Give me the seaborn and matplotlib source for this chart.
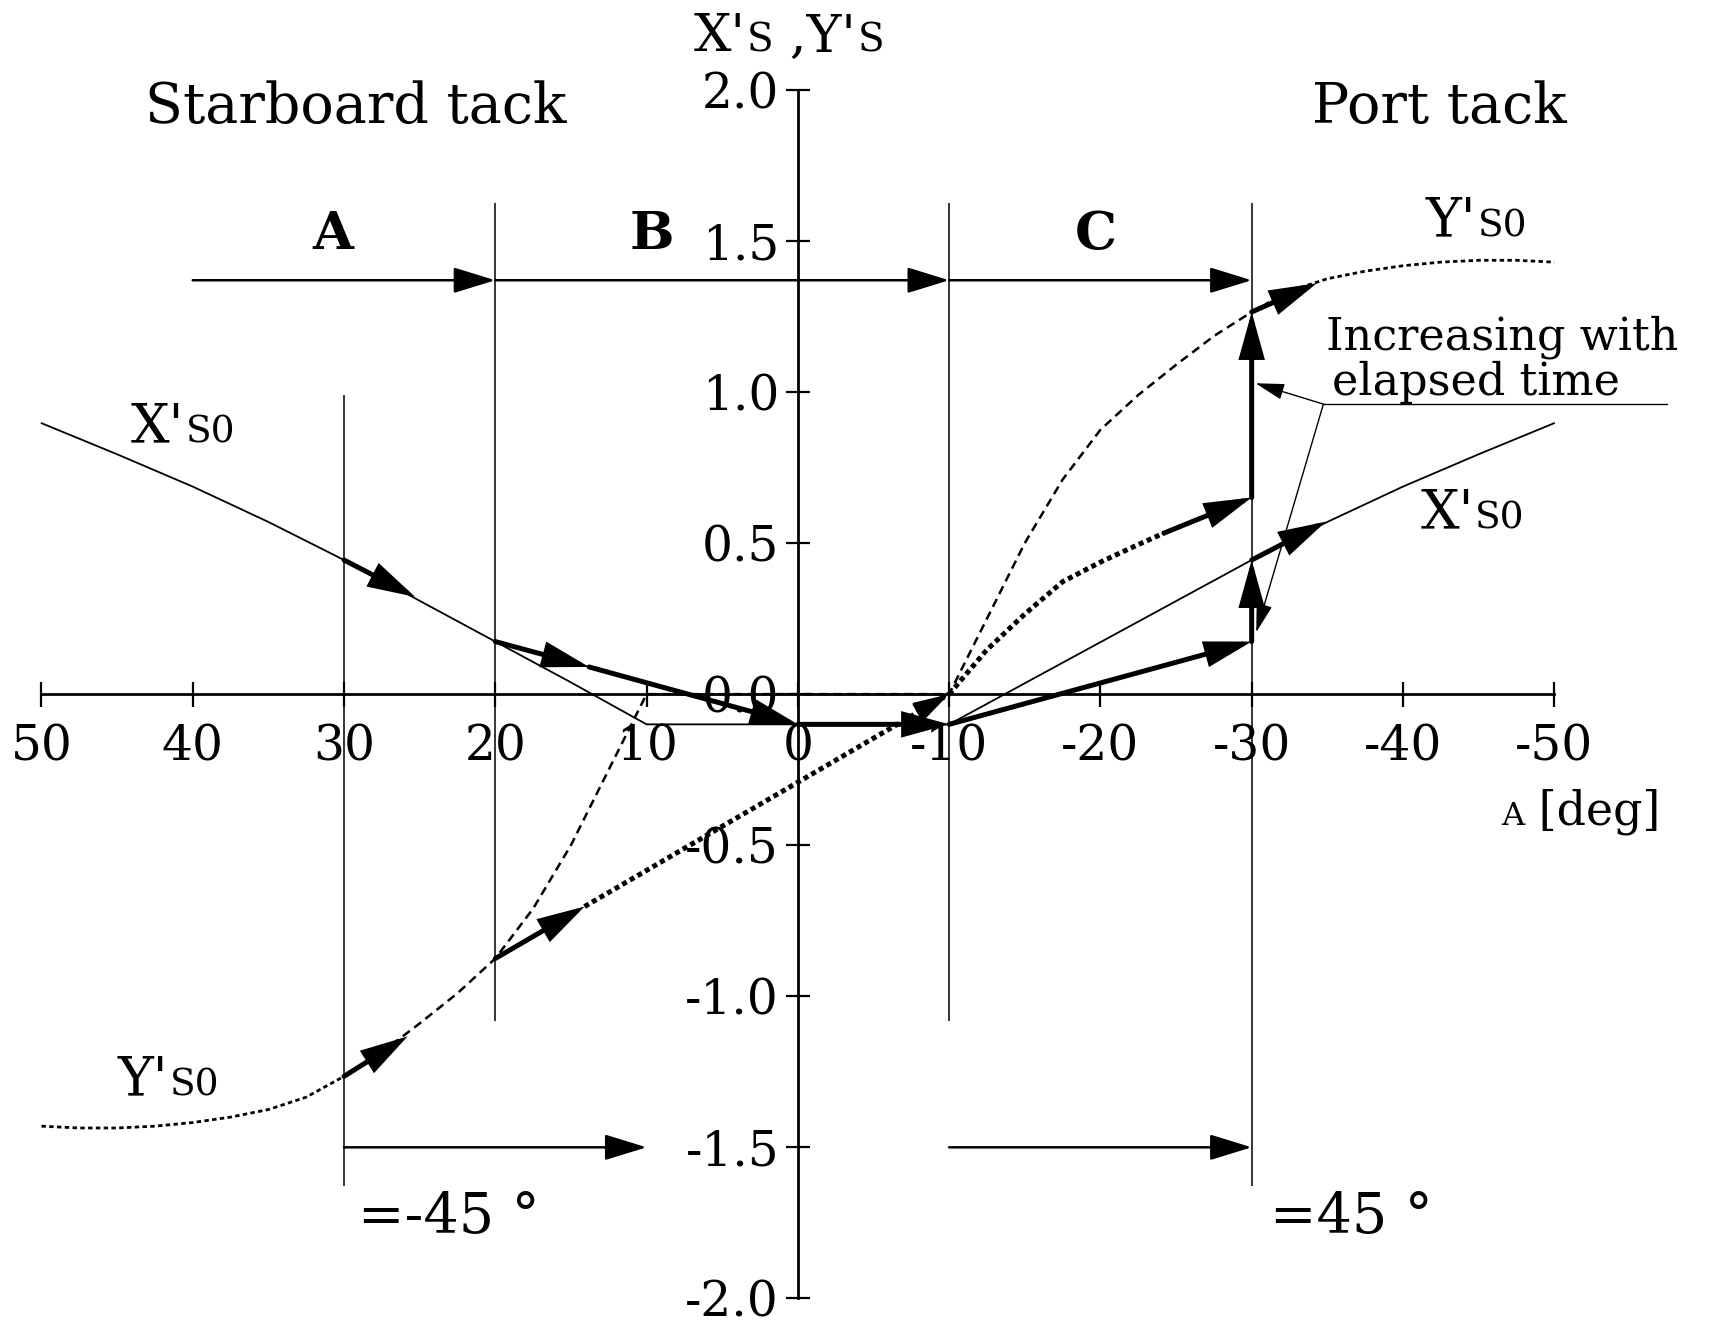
import numpy as np
import matplotlib.pyplot as plt
import seaborn as sns
import pandas as pd

# sail force coefficients against apparent wind angle A [deg]
angle_x = [50, 45, 40, 35, 30, 25, 20, 15, 10, 0, -10, -15, -20, -25, -30, -35, -40, -45, -50]
xs0 = [0.897, 0.794, 0.687, 0.570, 0.444, 0.309, 0.174, 0.039, -0.10, -0.10, -0.10,
       0.036, 0.172, 0.308, 0.444, 0.570, 0.687, 0.794, 0.897]

angle_y = [50, 47.5, 45, 42.5, 40, 37.5, 35, 32.5, 30, 27.5, 25, 22.5, 20, 17.5, 15, 12.5, 10, 0,
           -10, -12.5, -15, -17.5, -20, -22.5, -25, -27.5, -30, -32.5, -35, -37.5, -40, -42.5, -45, -47.5, -50]
ys0 = [-1.43, -1.436, -1.436, -1.43, -1.418, -1.40, -1.375, -1.334, -1.265, -1.185, -1.09, -0.99, -0.875,
       -0.71, -0.50, -0.25, 0.0, 0.0,
       0.0, 0.25, 0.50, 0.71, 0.875, 0.99, 1.09, 1.185, 1.265, 1.334, 1.375, 1.40, 1.418, 1.43, 1.436, 1.436, 1.43]

# X'S path (thick arrows)
xs_start = [(30, 0.444), (20, 0.174), (13.8, 0.090), (0, -0.10), (-10, -0.10), (-30, 0.174), (-30, 0.444)]
xs_end = [(25.3, 0.322), (13.8, 0.090), (0, -0.10), (-10, -0.10), (-30, 0.174), (-30, 0.444), (-34.9, 0.571)]

# Y'S path, solid arrows
ys_start = [(30, -1.265), (20, -0.875), (-24.2, 0.533), (-30, 0.651), (-30, 1.265)]
ys_end = [(25.8, -1.133), (14.1, -0.703), (-30, 0.651), (-30, 1.265), (-34.3, 1.36)]
# Y'S path, dotted parts
ys_dot1_angle = [14.1, -10]
ys_dot1 = [-0.703, 0.0]
ys_dot2_angle = [-10, -12.5, -15, -17.5, -20, -22.5, -24.2]
ys_dot2 = [0.0, 0.147, 0.265, 0.372, 0.437, 0.495, 0.533]

# regions A, B, C
region_x = [30, 20, -10, -30]
region_top = [0.99, 1.627, 1.627, 1.627]
region_bottom = [-1.627, -1.082, -1.082, -1.627]
top_from = [40, 20, -10]
top_to = [20, -10, -30]
top_y = 1.37
bottom_from = [30, -10]
bottom_to = [10, -30]
bottom_y = -1.5

x_ticks = [50, 40, 30, 20, 10, 0, -10, -20, -30, -40, -50]
x_ticklabels = ['50', '40', '30', '20', '10', '0', '-10', '-20', '-30', '-40', '-50']
y_ticks = [2.0, 1.5, 1.0, 0.5, 0.0, -0.5, -1.0, -1.5, -2.0]
y_ticklabels = ['2.0', '1.5', '1.0', '0.5', '0.0', '-0.5', '-1.0', '-1.5', '-2.0']

sns.set_style('white')
plt.rcParams['font.family'] = ['DejaVu Serif']
plt.rcParams['text.color'] = 'k'
plt.rcParams['xtick.color'] = 'k'
plt.rcParams['ytick.color'] = 'k'
plt.rcParams['xtick.labelcolor'] = 'k'
plt.rcParams['ytick.labelcolor'] = 'k'

fig = plt.figure(figsize=(17.09, 13.24), dpi=100)
ax = fig.add_axes([0, 0, 1, 1])

dfx = pd.DataFrame({'A': angle_x, 'X': xs0})
dfy = pd.DataFrame({'A': angle_y, 'Y': ys0})
inner = dfy[dfy['A'].abs() <= 30]
outer_l = dfy[dfy['A'] >= 30]
outer_r = dfy[dfy['A'] <= -30]

sns.lineplot(data=dfx, x='A', y='X', color='k', lw=1.3, sort=False, estimator=None, ax=ax)
sns.lineplot(data=inner, x='A', y='Y', color='k', lw=1.8, linestyle=(0, (3.5, 2.2)),
             sort=False, estimator=None, ax=ax)
for part in [outer_l, outer_r]:
    sns.lineplot(data=part, x='A', y='Y', color='k', lw=2.0, linestyle=(0, (1.6, 1.2)),
                 sort=False, estimator=None, ax=ax)

# thick dotted Y'S path
ax.plot(ys_dot1_angle, ys_dot1, color='k', lw=3.6, linestyle=(0, (1, 0.75)))
ax.plot(ys_dot2_angle, ys_dot2, color='k', lw=3.6, linestyle=(0, (1, 0.75)))
ax.annotate('', xy=(ys_dot1_angle[1], ys_dot1[1]), xytext=(-8.5, -0.043),
            arrowprops=dict(arrowstyle='-|>,head_length=1.1,head_width=0.32', lw=2,
                            color='k', shrinkA=0, shrinkB=0, mutation_scale=20))

thick = dict(arrowstyle='-|>,head_length=1.3,head_width=0.36', lw=3.6, color='k',
             shrinkA=0, shrinkB=0, mutation_scale=20, joinstyle='miter')
for s, e in zip(xs_start + ys_start, xs_end + ys_end):
    ax.annotate('', xy=e, xytext=s, arrowprops=thick)

# region boundaries and arrows
ax.vlines(region_x, region_bottom, region_top, color='k', lw=1.1)
thin = dict(arrowstyle='-|>,head_length=1.3,head_width=0.4', lw=1.8, color='k',
            shrinkA=0, shrinkB=0, mutation_scale=20)
for a, b in zip(top_from, top_to):
    ax.annotate('', xy=(b, top_y), xytext=(a, top_y), arrowprops=thin)
for a, b in zip(bottom_from, bottom_to):
    ax.annotate('', xy=(b, bottom_y), xytext=(a, bottom_y), arrowprops=thin)

# "Increasing with elapsed time" leaders
ax.plot([-34.74, -57.46], [0.96, 0.96], color='k', lw=1.0)
lead = dict(arrowstyle='-|>,head_length=0.9,head_width=0.25', lw=1.0, color='k',
            shrinkA=0, shrinkB=0, mutation_scale=20)
ax.annotate('', xy=(-30.25, 1.029), xytext=(-34.74, 0.96), arrowprops=lead)
ax.annotate('', xy=(-30.3, 0.205), xytext=(-34.74, 0.96), arrowprops=lead)

# axes through the origin
ax.set_xlim(52.74, -60.23)
ax.set_ylim(-2.0848, 2.2976)
for side in ['top', 'right']:
    ax.spines[side].set_visible(False)
ax.spines['left'].set_position(('data', 0))
ax.spines['bottom'].set_position(('data', 0))
ax.spines['left'].set_bounds(-2, 2)
ax.spines['bottom'].set_bounds(-50, 50)
for side in ['left', 'bottom']:
    ax.spines[side].set_linewidth(2.0)
    ax.spines[side].set_color('k')
ax.set_xticks(x_ticks)
ax.set_xticklabels(x_ticklabels)
ax.set_yticks(y_ticks)
ax.set_yticklabels(y_ticklabels)
ax.tick_params(axis='x', direction='inout', length=18, width=1.6, pad=12,
               labelsize=35, color='k', labelcolor='k', bottom=True)
ax.tick_params(axis='y', direction='inout', length=17, width=1.6, pad=5,
               labelsize=35, color='k', labelcolor='k', left=True)
ax.set_xlabel('')
ax.set_ylabel('')


def label(x, y, big, small, size=39, small_size=27):
    t = ax.text(x, y, big, fontsize=size, ha='left', va='baseline')
    return ax.annotate(small, xy=(1, 0), xycoords=t, xytext=(1, 2),
                       textcoords='offset points', fontsize=small_size,
                       ha='left', va='bottom')


label(44.09, 0.833, "X'", 'S0')
label(-41.14, 0.548, "X'", 'S0')
label(-41.5, 1.515, "Y'", 'S0')
label(44.96, -1.327, "Y'", 'S0')

# y axis title X'S ,Y'S
t1 = label(6.9, 2.128, "X'", 'S', size=38, small_size=28)
t2 = ax.annotate(" ,Y'", xy=(1, 0), xycoords=t1, xytext=(0, -2), textcoords='offset points',
                 fontsize=38, ha='left', va='bottom')
ax.annotate('S', xy=(1, 0), xycoords=t2, xytext=(1, 2), textcoords='offset points',
            fontsize=28, ha='left', va='bottom')

# x axis title
ta = ax.text(-46.47, -0.433, 'A', fontsize=23, ha='left', va='baseline')
ax.annotate(' [deg]', xy=(1, 0), xycoords=ta, xytext=(0, -2), textcoords='offset points',
            fontsize=33, ha='left', va='bottom')

ax.text(29.2, 1.89, 'Starboard tack', fontsize=40, ha='center', va='baseline')
ax.text(-42.4, 1.89, 'Port tack', fontsize=40, ha='center', va='baseline')
for name, xc in zip(['A', 'B', 'C'], [30.76, 9.65, -19.67]):
    ax.text(xc, 1.472, name, fontsize=38, fontweight='bold', ha='center', va='baseline')
ax.text(29.1, -1.785, '=-45 °', fontsize=40, ha='left', va='baseline')
ax.text(-31.2, -1.785, '=45 °', fontsize=40, ha='left', va='baseline')
ax.text(-34.94, 1.14, 'Increasing with', fontsize=32, ha='left', va='baseline')
ax.text(-35.3, 0.99, 'elapsed time', fontsize=32, ha='left', va='baseline')

fig.savefig('out.png', dpi=100)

== == ==

**Task brief**
Pictures are excluded; extract exactly the lines from the start of the data through the line that holds "bottom_y = -1.5", both ends included.

**Expected output**
Give me the seaborn and matplotlib source for this chart.
import numpy as np
import matplotlib.pyplot as plt
import seaborn as sns
import pandas as pd

# sail force coefficients against apparent wind angle A [deg]
angle_x = [50, 45, 40, 35, 30, 25, 20, 15, 10, 0, -10, -15, -20, -25, -30, -35, -40, -45, -50]
xs0 = [0.897, 0.794, 0.687, 0.570, 0.444, 0.309, 0.174, 0.039, -0.10, -0.10, -0.10,
       0.036, 0.172, 0.308, 0.444, 0.570, 0.687, 0.794, 0.897]

angle_y = [50, 47.5, 45, 42.5, 40, 37.5, 35, 32.5, 30, 27.5, 25, 22.5, 20, 17.5, 15, 12.5, 10, 0,
           -10, -12.5, -15, -17.5, -20, -22.5, -25, -27.5, -30, -32.5, -35, -37.5, -40, -42.5, -45, -47.5, -50]
ys0 = [-1.43, -1.436, -1.436, -1.43, -1.418, -1.40, -1.375, -1.334, -1.265, -1.185, -1.09, -0.99, -0.875,
       -0.71, -0.50, -0.25, 0.0, 0.0,
       0.0, 0.25, 0.50, 0.71, 0.875, 0.99, 1.09, 1.185, 1.265, 1.334, 1.375, 1.40, 1.418, 1.43, 1.436, 1.436, 1.43]

# X'S path (thick arrows)
xs_start = [(30, 0.444), (20, 0.174), (13.8, 0.090), (0, -0.10), (-10, -0.10), (-30, 0.174), (-30, 0.444)]
xs_end = [(25.3, 0.322), (13.8, 0.090), (0, -0.10), (-10, -0.10), (-30, 0.174), (-30, 0.444), (-34.9, 0.571)]

# Y'S path, solid arrows
ys_start = [(30, -1.265), (20, -0.875), (-24.2, 0.533), (-30, 0.651), (-30, 1.265)]
ys_end = [(25.8, -1.133), (14.1, -0.703), (-30, 0.651), (-30, 1.265), (-34.3, 1.36)]
# Y'S path, dotted parts
ys_dot1_angle = [14.1, -10]
ys_dot1 = [-0.703, 0.0]
ys_dot2_angle = [-10, -12.5, -15, -17.5, -20, -22.5, -24.2]
ys_dot2 = [0.0, 0.147, 0.265, 0.372, 0.437, 0.495, 0.533]

# regions A, B, C
region_x = [30, 20, -10, -30]
region_top = [0.99, 1.627, 1.627, 1.627]
region_bottom = [-1.627, -1.082, -1.082, -1.627]
top_from = [40, 20, -10]
top_to = [20, -10, -30]
top_y = 1.37
bottom_from = [30, -10]
bottom_to = [10, -30]
bottom_y = -1.5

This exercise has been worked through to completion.